The development of robust anode-electrolyte interfaces (AEI) with enhanced compatibility and mechanical strength is critical for regulating zinc-ion nucleation kinetics, suppressing dendrite formation, and advancing zinc-ion battery commercialization. To address persistent interface degradation during battery cycling, we propose a novel manufacturing strategy utilizing digital-light-processing (DLP) 3D printing. This approach enables programmable regulation of gel-polymer electrolyte (GPE) structures through layer-by-layer photopolymerization, achieving precision regulation of macro-microstructures and interfacial stresses.
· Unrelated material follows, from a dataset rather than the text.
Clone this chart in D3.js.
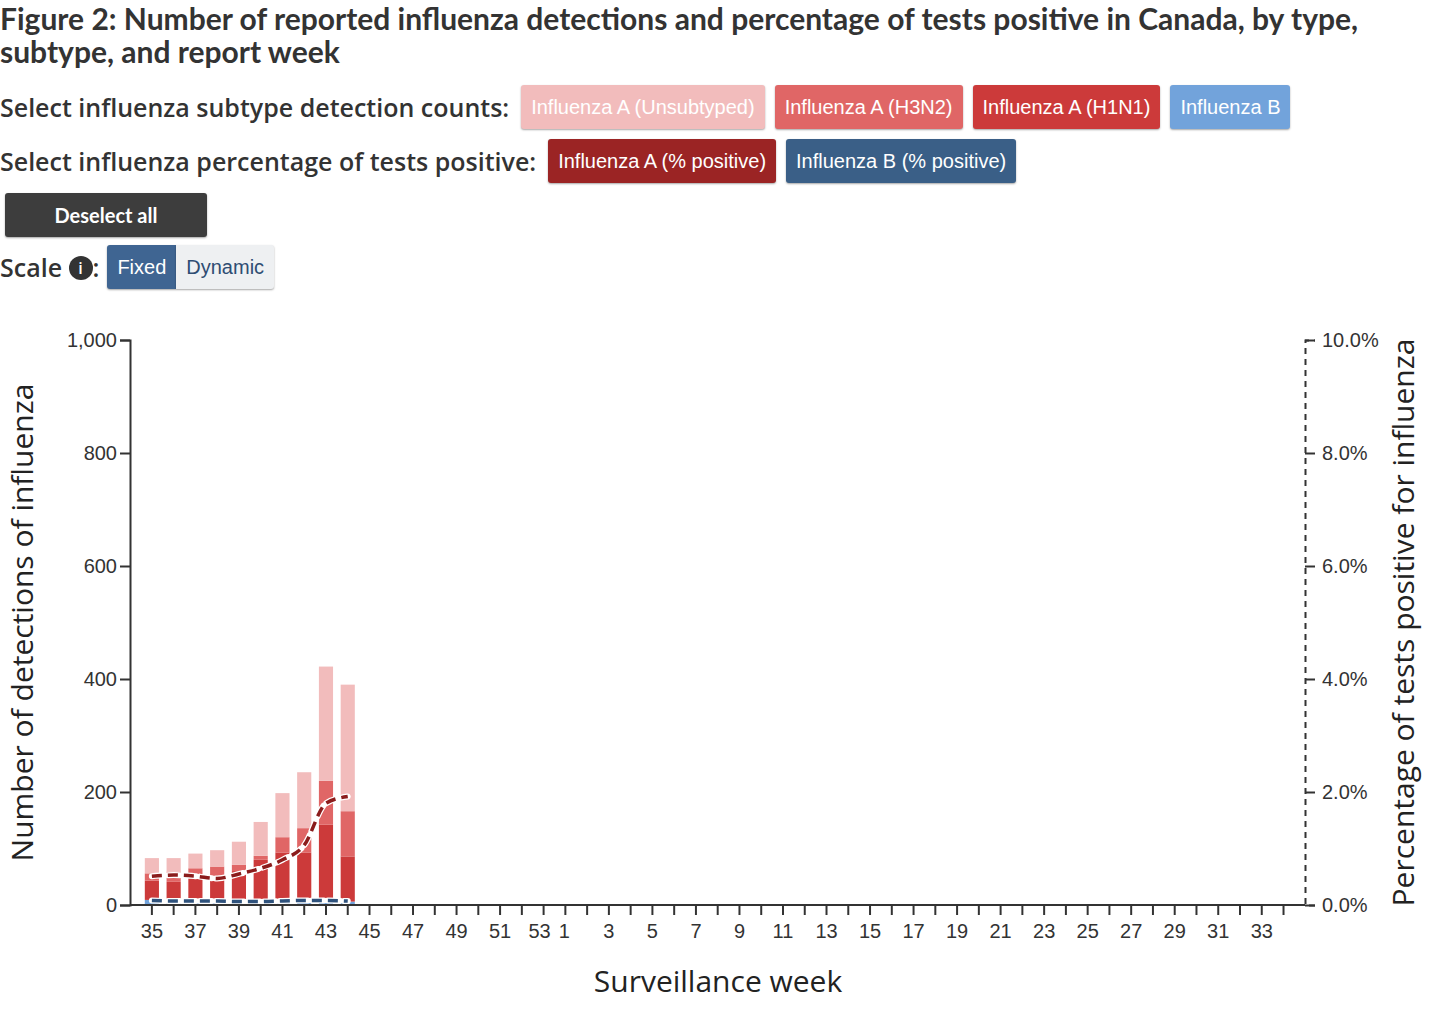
<!DOCTYPE html>
<html><head><meta charset="utf-8">
<script src="https://d3js.org/d3.v7.min.js"></script>
<style>
body{margin:0;background:#fff;font-family:Lato,sans-serif;color:#333;width:1456px;height:1012px;overflow:hidden}
h2{font-size:30px;font-weight:700;margin:0;padding:2px 60px 0 0;line-height:33px;color:#333}
.row{display:flex;align-items:center;height:54px}
.lbl{font-family:"Open Sans",sans-serif;font-size:25px;font-weight:600;margin-right:12px;color:#333}
.btn{font-family:"Liberation Sans",Arial,sans-serif;font-size:20px;color:#fff;border-radius:3px;padding:0 10px;height:44px;line-height:44px;margin-right:10px;box-shadow:0 1px 2px rgba(0,0,0,.35)}
</style></head><body>
<h2>Figure 2: Number of reported influenza detections and percentage of tests positive in Canada, by type, subtype, and report week</h2>
<div class="row" style="margin-top:12px"><span class="lbl">Select influenza subtype detection counts:</span>
<span class="btn" style="background:#f2bcbc">Influenza A (Unsubtyped)</span>
<span class="btn" style="background:#e06666">Influenza A (H3N2)</span>
<span class="btn" style="background:#cc3a3a">Influenza A (H1N1)</span>
<span class="btn" style="background:#72a3db">Influenza B</span></div>
<div class="row"><span class="lbl">Select influenza percentage of tests positive:</span>
<span class="btn" style="background:#9b2424">Influenza A (% positive)</span>
<span class="btn" style="background:#3a5f87">Influenza B (% positive)</span></div>
<div class="row"><span class="btn" style="background:#3d3d3d;font-family:Lato;font-weight:700;width:182px;text-align:center;margin-left:5px">Deselect all</span></div>
<div class="row" style="height:50px"><span class="lbl" style="margin-right:8px">Scale <span style="display:inline-block;width:24px;height:24px;border-radius:12px;background:#333;color:#fff;font-size:16px;line-height:24px;text-align:center;vertical-align:3px">i</span>:</span>
<span class="btn" style="background:#3f6592;margin-right:0;border-radius:3px 0 0 3px">Fixed</span>
<span class="btn" style="background:#eef0f2;color:#2e4d73;margin-right:0;border-radius:0 3px 3px 0">Dynamic</span></div>
<svg id="chart" width="1456" height="720" style="position:absolute;left:0;top:292px"></svg>
<script>
var weeks = d3.range(35,54).concat(d3.range(1,35));
var dataWeeks = [35,36,37,38,39,40,41,42,43,44];
var fluB = [9,7,7,7,6,6,7,7,7,6];
var h1n1 = [34,34,40,41,54,74,86,86,135,80];
var h3n2 = [13,18,18,20,11,7,27,43,78,80];
var unsub = [27,24,26,29,41,60,78,99,202,224];
var pctA = [0.51,0.53,0.51,0.47,0.55,0.65,0.80,1.06,1.80,1.92];
var pctB = [0.08,0.07,0.07,0.07,0.06,0.06,0.07,0.08,0.08,0.07];
var leftTicks = [0,200,400,600,800,1000];
var rightTicks = [0,2,4,6,8,10];

var svg = d3.select("#chart");
var top0 = 48, bottom0 = 613, L = 130, R = 1305;
var x = d3.scaleBand().domain(weeks).range([141,1294.4]).paddingInner(0.35).paddingOuter(0.175);
var y = d3.scaleLinear().domain([0,1000]).range([bottom0,top0]);
var y2 = d3.scaleLinear().domain([0,10]).range([bottom0,top0]);

var series = [["B",fluB,"#72a3db"],["H1N1",h1n1,"#cc3a3a"],["H3N2",h3n2,"#e06666"],["Un",unsub,"#f2bcbc"]];
var base = dataWeeks.map(function(){return 0});
series.forEach(function(s){
  dataWeeks.forEach(function(w,i){
    svg.append("rect").attr("x",x(w)).attr("width",x.bandwidth())
      .attr("y",y(base[i]+s[1][i])).attr("height",y(base[i])-y(base[i]+s[1][i])).attr("fill",s[2]);
    base[i]+=s[1][i];
  });
});

var lineA = d3.line().x(function(d,i){return x(dataWeeks[i])+x.bandwidth()/2}).y(function(d){return y2(d)}).curve(d3.curveMonotoneX);
[[pctA,"#8b1c1c"],[pctB,"#2f527c"]].forEach(function(p){
  svg.append("path").attr("d",lineA(p[0])).attr("fill","none").attr("stroke","#fff").attr("stroke-width",6).attr("stroke-dasharray","12,4").attr("stroke-linecap","round");
  svg.append("path").attr("d",lineA(p[0])).attr("fill","none").attr("stroke",p[1]).attr("stroke-width",3.5).attr("stroke-dasharray","10,6");
});

var gl = svg.append("g").attr("transform","translate("+L+",0)").call(d3.axisLeft(y).tickValues(leftTicks).tickSize(10).tickFormat(d3.format(",")));
var gr = svg.append("g").attr("transform","translate("+R+",0)").call(d3.axisRight(y2).tickValues(rightTicks).tickSize(10).tickFormat(function(d){return d.toFixed(1)+"%"}));
gr.select(".domain").attr("stroke-dasharray","6,5");
var gx = svg.append("g").attr("transform","translate(0,"+bottom0+")").call(d3.axisBottom(x).tickSize(10).tickFormat(function(d){return d%2==1?d:""}));
gx.select(".domain").attr("d","M"+L+",0H"+R);
[gl,gr,gx].forEach(function(g){
  g.selectAll("text").attr("font-family","'Liberation Sans',Arial,sans-serif").attr("font-size",20).attr("fill","#333");
  g.selectAll("line,path").attr("stroke","#333").attr("stroke-width",2);
});
gx.selectAll("text").attr("dy","1em");
gx.selectAll(".tick").filter(function(d){return d==53}).select("text").attr("dx","-4");
gx.selectAll(".tick").filter(function(d){return d==1}).select("text").attr("dx","-1");
gr.selectAll("text").attr("dx","4");

svg.append("text").attr("transform","translate(33,"+((top0+bottom0)/2)+") rotate(-90)").attr("text-anchor","middle")
  .attr("font-family","'Open Sans',sans-serif").attr("font-size",30).attr("fill","#222").text("Number of detections of influenza");
svg.append("text").attr("transform","translate(1414,"+((top0+bottom0)/2)+") rotate(-90)").attr("text-anchor","middle")
  .attr("font-family","'Open Sans',sans-serif").attr("font-size",30).attr("fill","#222").text("Percentage of tests positive for influenza");
svg.append("text").attr("x",718).attr("y",700).attr("text-anchor","middle")
  .attr("font-family","'Open Sans',sans-serif").attr("font-size",30).attr("fill","#222").text("Surveillance week");
</script></body></html>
The DLP-manufactured GPEs feature cross-scale structures combining dense porous networks with smooth surface topography, providing abundant electrochemical active sites and stable interfacial contact. Multiphase-field simulations integrated with in-situ/ex-situ characterizations reveal stress-enhanced zinc deposition mechanisms, where optimized interfacial stress eliminates AEI contact instability, ensuring rapid mass transfer between electrode and electrolyte. Under regulated interface stress, the symmetrical cell demonstrates stability exceeding 2 000 hours, and the full cell retains 91.72% capacity after 8 000 ultralong cycles, with reliable operation under extreme temperature conditions (−10 ℃/60 ℃). The precise regulation of interfacial stresses establishes stable AEI configurations, demonstrating a transformative approach to durable zinc-ion battery design.